INFORMATION SUPPLIED:
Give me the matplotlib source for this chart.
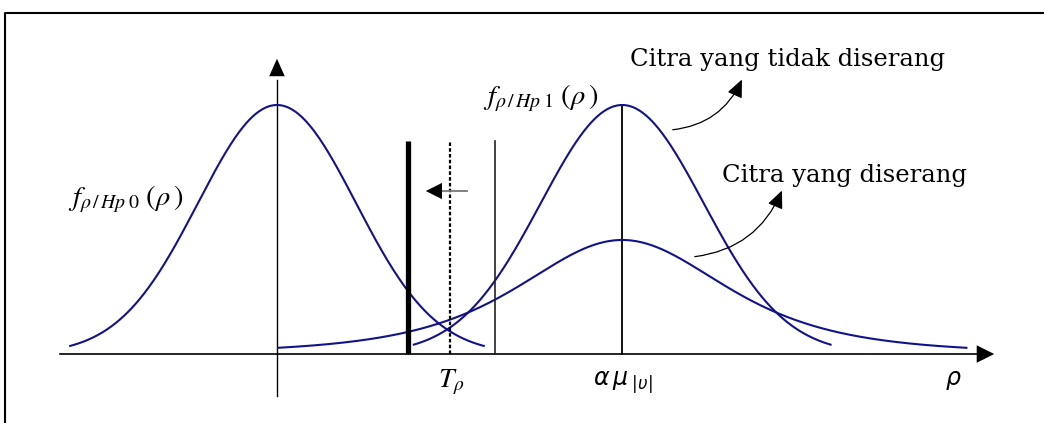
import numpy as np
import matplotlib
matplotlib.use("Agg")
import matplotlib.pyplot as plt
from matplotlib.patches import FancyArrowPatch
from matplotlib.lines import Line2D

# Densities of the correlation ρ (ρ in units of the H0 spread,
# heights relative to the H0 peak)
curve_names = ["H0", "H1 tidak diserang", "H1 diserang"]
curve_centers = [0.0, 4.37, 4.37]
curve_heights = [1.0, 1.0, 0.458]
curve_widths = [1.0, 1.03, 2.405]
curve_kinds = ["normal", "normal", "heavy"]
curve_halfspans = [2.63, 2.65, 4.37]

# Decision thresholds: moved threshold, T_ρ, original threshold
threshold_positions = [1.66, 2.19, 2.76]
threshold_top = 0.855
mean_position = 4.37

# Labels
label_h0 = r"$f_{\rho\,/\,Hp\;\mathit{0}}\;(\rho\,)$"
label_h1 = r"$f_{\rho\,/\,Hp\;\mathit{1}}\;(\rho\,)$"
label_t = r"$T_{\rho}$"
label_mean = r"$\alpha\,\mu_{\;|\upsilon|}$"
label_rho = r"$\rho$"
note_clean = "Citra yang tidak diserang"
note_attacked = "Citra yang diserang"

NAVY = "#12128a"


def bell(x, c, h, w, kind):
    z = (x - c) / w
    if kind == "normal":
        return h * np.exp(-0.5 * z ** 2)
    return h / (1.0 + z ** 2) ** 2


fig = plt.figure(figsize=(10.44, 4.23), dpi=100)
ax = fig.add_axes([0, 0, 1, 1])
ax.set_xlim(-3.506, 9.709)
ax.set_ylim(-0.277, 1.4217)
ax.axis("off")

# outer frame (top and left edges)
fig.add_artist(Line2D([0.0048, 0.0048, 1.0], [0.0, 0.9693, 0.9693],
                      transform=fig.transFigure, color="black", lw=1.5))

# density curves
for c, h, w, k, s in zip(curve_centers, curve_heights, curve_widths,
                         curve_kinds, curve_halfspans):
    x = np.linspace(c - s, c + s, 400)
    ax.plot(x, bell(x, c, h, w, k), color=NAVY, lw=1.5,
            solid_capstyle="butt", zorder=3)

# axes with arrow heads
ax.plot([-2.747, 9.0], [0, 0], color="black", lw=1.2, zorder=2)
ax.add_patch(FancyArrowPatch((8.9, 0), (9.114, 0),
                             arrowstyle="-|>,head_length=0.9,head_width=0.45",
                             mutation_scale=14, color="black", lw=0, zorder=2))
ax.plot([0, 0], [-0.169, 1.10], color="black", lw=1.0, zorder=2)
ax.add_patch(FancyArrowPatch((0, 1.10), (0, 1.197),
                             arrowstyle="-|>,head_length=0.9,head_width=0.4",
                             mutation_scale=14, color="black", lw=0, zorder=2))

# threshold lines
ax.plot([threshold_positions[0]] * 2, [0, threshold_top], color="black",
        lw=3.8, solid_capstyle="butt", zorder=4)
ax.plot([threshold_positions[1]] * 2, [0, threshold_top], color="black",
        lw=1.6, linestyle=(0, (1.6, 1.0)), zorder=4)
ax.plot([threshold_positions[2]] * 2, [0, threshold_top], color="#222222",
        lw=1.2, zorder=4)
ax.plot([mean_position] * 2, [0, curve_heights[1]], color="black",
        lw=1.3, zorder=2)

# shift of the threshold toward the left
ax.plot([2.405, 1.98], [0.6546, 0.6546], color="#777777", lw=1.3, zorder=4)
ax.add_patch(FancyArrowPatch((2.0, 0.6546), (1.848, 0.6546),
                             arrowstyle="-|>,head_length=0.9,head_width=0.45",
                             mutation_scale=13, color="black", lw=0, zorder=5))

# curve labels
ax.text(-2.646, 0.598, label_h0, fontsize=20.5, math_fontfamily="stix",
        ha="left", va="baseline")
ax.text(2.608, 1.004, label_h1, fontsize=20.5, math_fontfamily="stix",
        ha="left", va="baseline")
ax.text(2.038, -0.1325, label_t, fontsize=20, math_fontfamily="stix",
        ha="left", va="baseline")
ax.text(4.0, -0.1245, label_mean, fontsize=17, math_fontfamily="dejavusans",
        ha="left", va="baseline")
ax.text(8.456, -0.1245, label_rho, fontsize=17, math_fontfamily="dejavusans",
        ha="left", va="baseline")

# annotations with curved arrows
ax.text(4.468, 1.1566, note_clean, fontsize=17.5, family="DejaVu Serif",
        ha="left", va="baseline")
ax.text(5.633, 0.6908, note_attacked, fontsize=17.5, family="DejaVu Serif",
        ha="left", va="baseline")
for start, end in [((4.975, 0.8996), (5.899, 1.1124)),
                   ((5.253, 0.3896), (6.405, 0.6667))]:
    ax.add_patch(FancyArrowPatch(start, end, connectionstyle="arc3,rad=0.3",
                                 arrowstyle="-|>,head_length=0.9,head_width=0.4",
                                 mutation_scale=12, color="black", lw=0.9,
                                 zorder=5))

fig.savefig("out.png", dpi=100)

TASK TO COMPLETE:
Which lines contain the word "matplotlib"? Copy each of them.

FINISHED ANSWER:
Give me the matplotlib source for this chart.
import matplotlib
matplotlib.use("Agg")
import matplotlib.pyplot as plt
from matplotlib.patches import FancyArrowPatch
from matplotlib.lines import Line2D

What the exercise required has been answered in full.